他用黏稠、华丽而又委靡的语言去描写这个王朝中的暴力与性。有一章“杀妻者”写道:“他见异思迁,喜新厌旧,遗弃、嫉妒。面对被遗弃者,歇斯底里,而心虚佯怒,乃至于暴力相向,因嫉妒而起的谋杀,造谣,借刀杀人。对情敌一家的灭门血案,淫人妻女,杀了最忠实的哥们,然后上他娇滴滴的老婆,也就是你该称呼她当嫂子的那个。杀掉情敌,还有他的儿子。上了自己儿子的女人,你该称呼她媳妇的那个,或是送自己的妹妹上哥们的床,怀上他的野种,好整个谋夺掉他全部的家产。林林总总,眼花缭乱,应有尽有,简直可以开一间败德爱情故事博物馆。”

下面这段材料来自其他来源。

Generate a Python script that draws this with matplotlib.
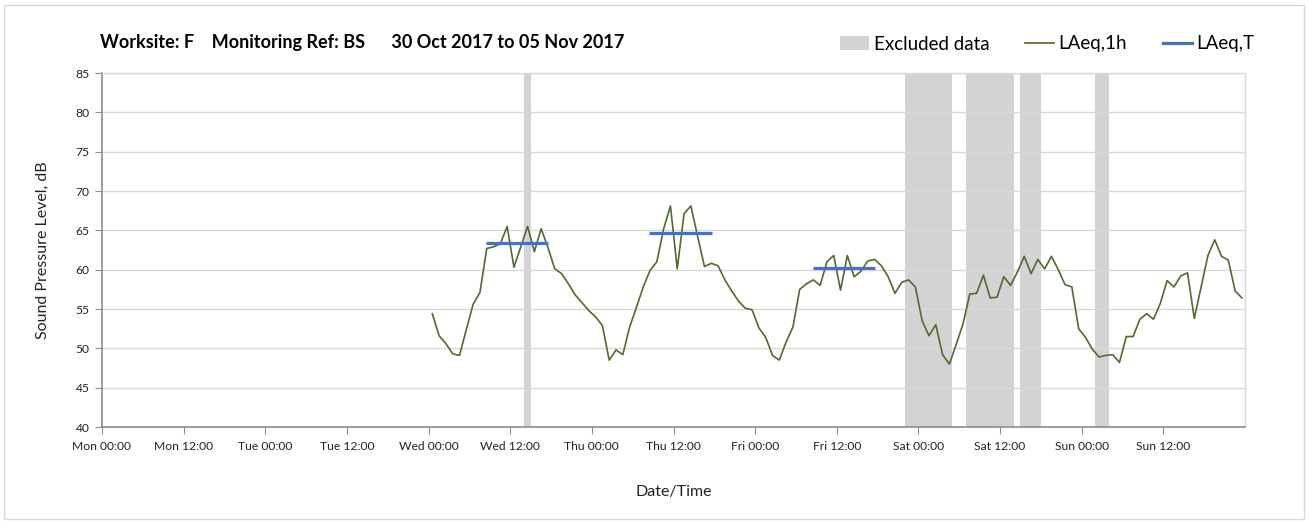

这段话讲的就是西夏的建国者李元昊。李元昊娶的七个老婆全被他杀死。第一任卫慕氏是他母亲家族的女子,后来他怀疑这个家族想夺权,于是诛灭整族人,甚至毒杀了自己的生身之母。想象这样的画面:“他的阿姨们,浑身是血地躲进他母亲的帐幕,掩面哭泣着:‘你那头小狼,那个从小我们替他洗澡,玩弄他小鸡鸡的男孩,带着人,提着刀,把外头杀得一片血海。’”他杀掉这些人之后,又觉得他跟老婆生下来的儿子也是那个阴谋叛乱的族群留下来的孽种,于是把儿子也杀了。
他对待他爱过的女人永远是:“杀杀杀,杀光那些曾经欢爱销魂的女体,那些握在掌心的白色乳房,用劲的时候,她们会发出难辨是恐惧、欢爽,或单纯是疼痛的哀鸣。”
第五个老婆野利氏跟他生了两个儿子。大儿子生性善良,劝他老爸,不要老是那么喜欢杀人。他老爸一听就骂,怎么能够不杀人呢?这儿子和爸爸说着说着,就气死了。第二个儿子长得像他爸,性格也像,后来李元昊要替这儿子娶个媳妇,悲剧开始了。
“眼前这个将来的太子妃,他要夺取的那个女人,胯下似乎喷散出一种朦胧韵白的香气,像鼻涕虫钻进他的鼻腔,蠕爬进他的脑额叶。那个浓郁的香味越来越浓,在满殿朝臣大庭广众下,秘密地、持续地从她的裙胯下,繁花簇拥地朝着他包围而来。”
“他看到她的第一眼,就决定要杀掉自己的亲生儿子了”,“事情有点复杂,还得杀掉他现在很喜欢的野利皇后。和眼前这个发光的神物相较,她简直是一匹穿着绣袍的母骡子。”
整个民族的灭绝,就因为他的建国者是这样一个残暴的人。骆以军的整本小说充满了类似的狂暴想象。